Ławrow odpowiada Macronowi: antyrosyjska kampania opanowała Europę

Siergiej Ławrow, szef rosyjskiego MSZ twierdzi, że "antyrosyjska kampania" opanowała Europę. To odpowiedź na poniedziałkową konferencję prezydenta Francji Emmanuela Macrona, który powiedział, że finansowane przez Kreml media w czasie kampanii wyborczej przekazywały fałszywe wiadomości na jego temat. W odpowiedzi na zarzut o ataki hakerskie Ławrow odrzekł, że nie jest znany "ani jeden konkretny fakt". - Jeśli będą fakty, nazwiska, to wtedy i nasze odpowiedzi będą konkretne - powiedział.

Ławrow odpowiada Macronowi: antyrosyjska kampania opanowała Europę
Źródło zdjęć: © PAP | alexander scherbak
Bartosz Lewicki

30.05.2017 14:34

Szef MSZ Rosji Siergiej Ławrow mówił, że w ocenie prezydenta Francji "odzwierciedliła się znana inercja kampanii antyrosyjskiej, jaką rozpętała jeszcze administracja poprzedniego prezydenta USA Baracka Obamy". Ocenił, że zachodni partnerzy Rosji w krajach europejskich "w żaden sposób nie mogą wydostać się z tej inercji".

Ławrow przekonywał również, że nie jest znany "ani jeden konkretny fakt", jeśli chodzi o ingerencję Rosji w sprawy innych krajów poprzez ataki hakerskie, a także "w kwestii związanej z oskarżeniami o naruszenia praw osób LGBT w Czeczenii czy innej części Federacji Rosyjskiej". - Jeśli jest coś konkretnego, to proszę przedstawić fakty - powiedział.

W poniedziałek na wspólnej konferencji prasowej z prezydentem Rosji Władimirem Putinem Emmanuel Macron wymienił Sputnik i Russię Today.
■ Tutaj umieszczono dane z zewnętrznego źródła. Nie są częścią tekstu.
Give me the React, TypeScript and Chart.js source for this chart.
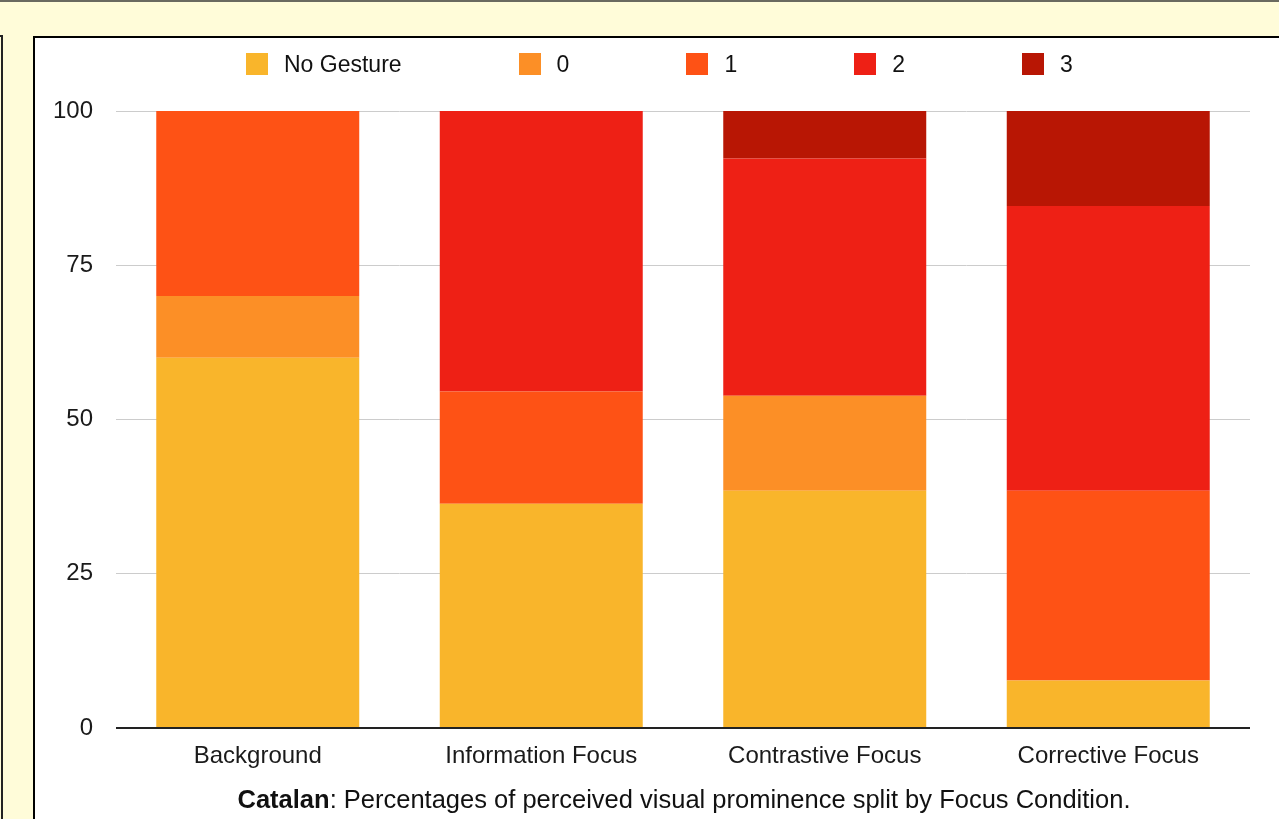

Stwierdził, że są to "organy wpływu, propagandy, i to kłamliwej propagandy". - Dlatego - dodał - słuszne było objęcie dziennikarzy tych mediów zakazem wstępu do jego sztabu wyborczego.

Odnosząc się do informacji o prześladowaniach w Czeczenii osób homoseksualnych Macron zapowiedział "stałą czujność" w sprawie przestrzegania w Rosji praw człowieka. W kwietniu br. rosyjska "Nowaja Gazieta" opublikowała kilka materiałów o represjach wobec gejów w Czeczenii. Niezależne wydanie podało, że ponad sto osób zostało w kaukaskiej republice zatrzymanych z powodu podejrzeń o orientację homoseksualną i kilka osób zostało zabitych. Po tych doniesieniach na początku maja kwestię obrony praw mniejszości seksualnych podniosła podczas spotkania z Putinem w Soczi kanclerz Niemiec Angela Merkel.